他正欲开口再争取一下时,菁菁的声音率先传来,“那我要吃麻辣口味的。”

她最擅长让人知难而退了。

“好!”涂腾欢喜地答应,此刻就算她说要吃他身上的肉,他都会考虑一下哪块更好吃。

进屋后, 他迅速走进厨房开始熟练的处理鱼、准备配菜。

任菁菁抱着薯片走进厨房,看着男人忙碌的背影,突然发问:“你买的是什么鱼?”

涂腾回头,“鲈鱼。”

“可我要的是大黄鱼诶。”她眨了眨眼,故意把尾音拖得绵软。

涂腾的腕表还在滴答转动,转身打开双开门冰箱:“超市水产部八点补货,我现在去……”

“算了算了。”任菁菁摆了摆手,拿起薯片塞进嘴里,“你片鱼的时候要把姜丝切得像头发那么细。”

涂腾轻笑着点头,他的袖口卷至肘部,冷白灯光沿着他微凸的腕骨流淌。

女孩儿倚靠在门框上,看着他左手按住鱼头,右手柳刃刀斜斜切入鳃下三寸,银亮刀刃映出她精致可爱的小脸。

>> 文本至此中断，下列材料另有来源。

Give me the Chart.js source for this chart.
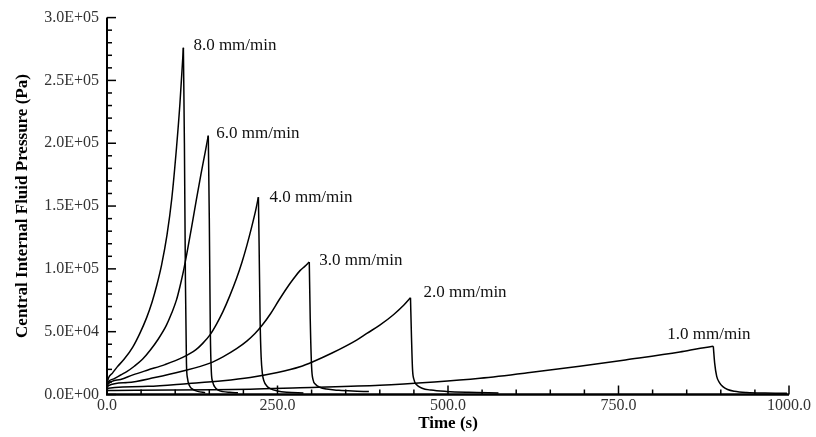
<!DOCTYPE html>
<html>
<head>
<meta charset="utf-8">
<style>
  html, body { margin: 0; padding: 0; background: #fff; }
  canvas { display: block; }
</style>
</head>
<body>
<canvas id="pressureChart" width="816" height="437"></canvas>

<script src="https://cdn.jsdelivr.net/npm/chart.js"></script>
<script>
// loading rates (series names)
const rateLabels = ["8.0 mm/min", "6.0 mm/min", "4.0 mm/min", "3.0 mm/min", "2.0 mm/min", "1.0 mm/min"];

// time (s) and central pressure (Pa)
const time8 = [0, 2, 8, 15, 25, 38, 48, 58, 66, 73, 80, 88, 95, 102, 107, 112, 113.5, 115, 116.5, 118, 121, 126, 133, 144];
const press8 = [8000, 13000, 17000, 22000, 28000, 38000, 48500, 61000, 73500, 87000, 103000, 127000, 156000, 197000, 232000, 276000, 200000, 90000, 25000, 13000, 7000, 4000, 2500, 1500];

const time6 = [0, 2, 10, 20, 29, 40, 52, 63, 75, 87, 95, 102, 107, 112, 117, 124, 131, 138, 144, 148.5, 150, 151.5, 153, 155, 158, 163, 170, 180, 192];
const press6 = [7000, 10000, 12500, 15500, 18200, 22500, 28000, 35000, 44000, 55000, 65000, 75500, 86000, 98000, 112000, 133000, 155000, 176000, 193000, 206000, 140000, 50000, 18000, 10000, 6000, 3500, 2300, 1700, 1300];

const time4 = [0, 2, 20, 38, 60, 85, 111, 130, 140, 151, 161, 170, 180, 190, 198, 205, 212, 218, 222, 223, 224.5, 226, 228, 230, 234, 240, 250, 264, 288];
const press4 = [6000, 8500, 12000, 15600, 19500, 23800, 29500, 35500, 40500, 47500, 56500, 66000, 78500, 92500, 105500, 118500, 133000, 146500, 157000, 120000, 59000, 30000, 16000, 11000, 7000, 4500, 2800, 1800, 1200];

const time3 = [0, 2, 30, 70, 110, 151, 170, 190, 205, 217, 228, 240, 252, 264, 274, 283, 290, 296.6, 298, 300, 302, 306, 312, 322, 340, 360, 384];
const press3 = [5000, 7000, 9500, 13500, 18500, 25000, 30000, 36500, 42500, 48500, 55500, 64500, 75000, 85000, 92500, 98600, 102000, 105500, 60000, 22000, 12000, 8000, 5800, 4300, 3300, 2700, 2300];

const time2 = [0, 2, 60, 120, 170, 210, 250, 283, 302, 330, 366, 381, 400, 420, 435, 445, 446.5, 448, 450, 454, 462, 475, 498, 530, 574];
const press2 = [3500, 5000, 6500, 8800, 11000, 13600, 17500, 22100, 26100, 33000, 43300, 48600, 55200, 63500, 71000, 77000, 45000, 20000, 12000, 7700, 5000, 3500, 2400, 1700, 1200];

const time1 = [0, 2, 100, 210, 283, 400, 480, 547, 620, 693, 760, 840, 870, 889, 891, 894, 898, 903, 910, 920, 938, 965, 997];
const press1 = [2500, 3200, 3600, 4200, 5400, 7300, 10000, 13000, 17500, 22500, 27500, 33800, 36800, 38400, 25000, 14400, 9500, 6300, 4000, 2600, 1600, 1100, 900];

const seriesTimes = [time8, time6, time4, time3, time2, time1];
const seriesPress = [press8, press6, press4, press3, press2, press1];

// axis ticks
const xTicks = [0, 250, 500, 750, 1000];
const yTicks = [0, 50000, 100000, 150000, 200000, 250000, 300000];

function sci(v) {
  if (v === 0) return "0.0E+00";
  const e = Math.floor(Math.log10(v) + 1e-9);
  const m = v / Math.pow(10, e);
  return m.toFixed(1) + "E+" + String(e).padStart(2, "0");
}

const serif = "'Liberation Serif', 'Times New Roman', serif";

function peakIndex(p) {
  return p.indexOf(Math.max(...p));
}

// each curve = loading part + relaxation part, so the peak stays sharp
const datasets = [];
seriesPress.forEach((p, i) => {
  const t = seriesTimes[i];
  const k = peakIndex(p);
  const pts = p.map((v, j) => ({ x: t[j], y: v }));
  [pts.slice(0, k + 1), pts.slice(k)].forEach(part => {
    datasets.push({
      label: rateLabels[i],
      data: part,
      borderColor: "#000",
      borderWidth: 1.5,
      pointRadius: 0,
      cubicInterpolationMode: "monotone",
      fill: false
    });
  });
});

// inward ticks + axis lines
const axesPlugin = {
  id: "axesPlugin",
  afterDraw(chart) {
    const ctx = chart.ctx;
    const xs = chart.scales.x, ys = chart.scales.y;
    const x0 = xs.getPixelForValue(0), x1 = xs.getPixelForValue(1000);
    const y0 = ys.getPixelForValue(0), y1 = ys.getPixelForValue(300000);
    ctx.save();
    ctx.strokeStyle = "#000";
    ctx.lineWidth = 1.5;
    for (let v = 0; v <= 300000; v += 10000) {
      const y = ys.getPixelForValue(v);
      const len = v % 50000 === 0 ? 9 : 5;
      ctx.beginPath();
      ctx.moveTo(x0, y);
      ctx.lineTo(x0 + len, y);
      ctx.stroke();
    }
    for (let v = 0; v <= 1000; v += 50) {
      const x = xs.getPixelForValue(v);
      const len = v % 250 === 0 ? 9 : 5;
      ctx.beginPath();
      ctx.moveTo(x, y0);
      ctx.lineTo(x, y0 - len);
      ctx.stroke();
    }
    ctx.lineWidth = 2;
    ctx.beginPath();
    ctx.moveTo(x0, y1);
    ctx.lineTo(x0, y0);
    ctx.stroke();
    ctx.lineWidth = 2.5;
    ctx.beginPath();
    ctx.moveTo(x0 - 1, y0);
    ctx.lineTo(x1, y0);
    ctx.stroke();
    ctx.restore();
  }
};

// rate labels next to each peak
const labelOffsets = [[10, -2], [8, -2], [11, 0], [10, -1], [13, -5], [-46, -12]];
const peakLabels = {
  id: "peakLabels",
  afterDatasetsDraw(chart) {
    const ctx = chart.ctx;
    ctx.save();
    ctx.font = "17px " + serif;
    ctx.fillStyle = "#111";
    ctx.textBaseline = "middle";
    ctx.textAlign = "left";
    seriesPress.forEach((p, i) => {
      const k = peakIndex(p);
      const x = chart.scales.x.getPixelForValue(seriesTimes[i][k]);
      const y = chart.scales.y.getPixelForValue(p[k]);
      ctx.fillText(rateLabels[i], x + labelOffsets[i][0], y + labelOffsets[i][1]);
    });
    ctx.restore();
  }
};

new Chart(document.getElementById("pressureChart"), {
  type: "line",
  data: { datasets },
  options: {
    responsive: false,
    animation: false,
    devicePixelRatio: 1,
    layout: { padding: { left: 0, right: 27, top: 16, bottom: 0 } },
    plugins: { legend: { display: false }, tooltip: { enabled: false } },
    scales: {
      x: {
        type: "linear",
        min: 0,
        max: 1000,
        afterBuildTicks: s => { s.ticks = xTicks.map(v => ({ value: v })); },
        afterFit: s => { s.height = 42.5; },
        grid: { display: false, drawTicks: false },
        border: { display: false },
        ticks: {
          padding: 2,
          color: "#333",
          font: { family: serif, size: 16 },
          maxRotation: 0,
          callback: v => Number(v).toFixed(1)
        },
        title: {
          display: true,
          text: "Time (s)",
          color: "#000",
          font: { family: serif, size: 17, weight: "bold" },
          padding: { top: 0, bottom: 3 }
        }
      },
      y: {
        type: "linear",
        min: 0,
        max: 300000,
        afterBuildTicks: s => { s.ticks = yTicks.map(v => ({ value: v })); },
        afterFit: s => { s.width = 107; },
        grid: { display: false, drawTicks: false },
        border: { display: false },
        ticks: {
          padding: 8,
          color: "#333",
          font: { family: serif, size: 16 },
          callback: v => sci(v)
        },
        title: {
          display: true,
          text: "Central Internal Fluid Pressure (Pa)",
          color: "#000",
          font: { family: serif, size: 17, weight: "bold" },
          padding: { top: 12, bottom: 0 }
        }
      }
    }
  },
  plugins: [axesPlugin, peakLabels]
});
</script>
</body>
</html>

涂腾切到一半,她突然走了过去,带着审视的眼光看着案板上的姜丝。

“姜丝不够透明!”她用筷子挑起淡黄细丝,“要能透过姜片看见刀纹才行。”

涂腾嘴角一直保持着一个翘起的弧度,目光柔和,无论她提什么要求,他都回答“好”。